Сенькевич спросил о брате Децкого.
— О, Адам Иванович — ученый! — с уважением ответил Глинский. — Очень знающий человек, автор трех книг, докторскую готовит.
— В какой же он области специалист?
— В мифологии.
Об остальных доктор ничего сказать не мог; их и видел впервые, и никаких памятных разговоров с ними не случилось.
— Да, бедный Паша! — вздохнул Глинский, когда вопросы Сенькевича иссякли. — Всему виной нервы. Говорил я ему как-то весной, давай-ка, Павел, ко мне, хотя бы на двухнедельное голодание — я отделение лечения голодом веду, — пояснил он удивленному Сенькевичу, — небольшое отделение, на десять коек. Знаете, боятся новинок, но постепенно растем, еще одну палату обещают. Так вот, говорю, ложись, выйдешь, как юноша, все твои хвори голод сожрет, весь организм обновится… Между прочим, для всех людей интеллектуального труда — это самое плодотворное лечение. Вот вам при вашей напряженной умственной работе просто необходимо хотя бы раз в год небольшой курс, дней на десять… Горячо рекомендую…

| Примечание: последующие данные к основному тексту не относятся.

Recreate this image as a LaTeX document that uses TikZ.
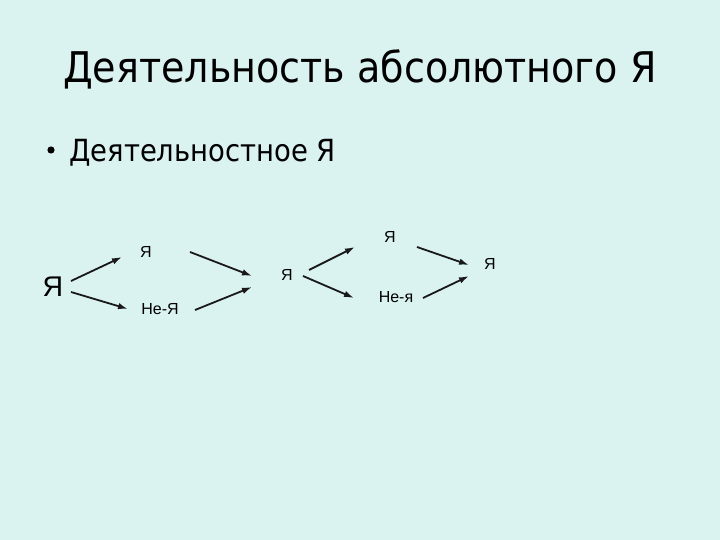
\documentclass[tikz,border=0pt]{standalone}
\usepackage{fontspec}
\setmainfont{Liberation Sans}
\newfontfamily\titlefont{DejaVu Sans Condensed}
\usetikzlibrary{arrows.meta,calc}
\definecolor{bgc}{RGB}{218,242,240}
\tikzset{
  lbl/.style={inner sep=0pt, font=\fontsize{16}{16}\selectfont},
  arr/.style={-{Latex[length=10pt,width=6.5pt]}, line width=1.8pt, black!90},
}
\begin{document}
\begin{tikzpicture}[x=1pt,y=-1pt]
\fill[bgc] (0,0) rectangle (720,540);
\useasboundingbox (0,0) rectangle (720,540);
% title
\node[anchor=base, inner sep=0pt, font=\titlefont\fontsize{42.3}{42.3}\selectfont] (title) at (360,83) {Деятельность абсолютного Я};
% bullet
\fill (51,150) circle (3.6) coordinate (dot);
\node[anchor=base west, inner sep=0pt, font=\titlefont\fontsize{30.5}{30.5}\selectfont] (sub) at (69,162) {Деятельностное Я};
% diagram nodes
\node[inner sep=0pt, font=\fontsize{28.5}{28.5}\selectfont] (ya0) at (53,287) {Я};
\node[lbl] (ya1) at (146,252) {Я};
\node[lbl] (nya1) at (160,309) {Не-Я};
\node[lbl] (ya2) at (287,275) {Я};
\node[lbl] (ya3) at (390,237) {Я};
\node[lbl] (nya3) at (396,297) {Не-я};
\node[lbl] (ya4) at (490,264) {Я};
% arrows
\draw[arr] ($(ya0)+(18,-6)$) -- ($(ya1)+(-24,5)$);
\draw[arr] ($(ya0)+(18,5)$) -- ($(nya1)+(-32,0)$);
\draw[arr] ($(ya1)+(44,0)$) -- ($(ya2)+(-35,1)$);
\draw[arr] ($(nya1)+(35,1)$) -- ($(ya2)+(-35,12)$);
\draw[arr] ($(ya2)+(22,-5)$) -- ($(ya3)+(-35,10)$);
\draw[arr] ($(ya2)+(16,1)$) -- ($(nya3)+(-42,1)$);
\draw[arr] ($(ya3)+(27,10)$) -- ($(ya4)+(-21,1)$);
\draw[arr] ($(nya3)+(27,1)$) -- ($(ya4)+(-21,12)$);
\end{tikzpicture}
\end{document}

— Да как-то не испытывал нужды, — отвечал ошарашенный этим советом Сенькевич. — Вроде бы еще здоров.
— Вот и надо поголодать, пока здоровы. У нас не хирургия — у нас курорт, играют полный день в бадминтон… Кто раз побывает — просятся…
— Я несколько иначе представляю себе курорт, — улыбнулся Сенькевич. Но что ответил вам Пташук?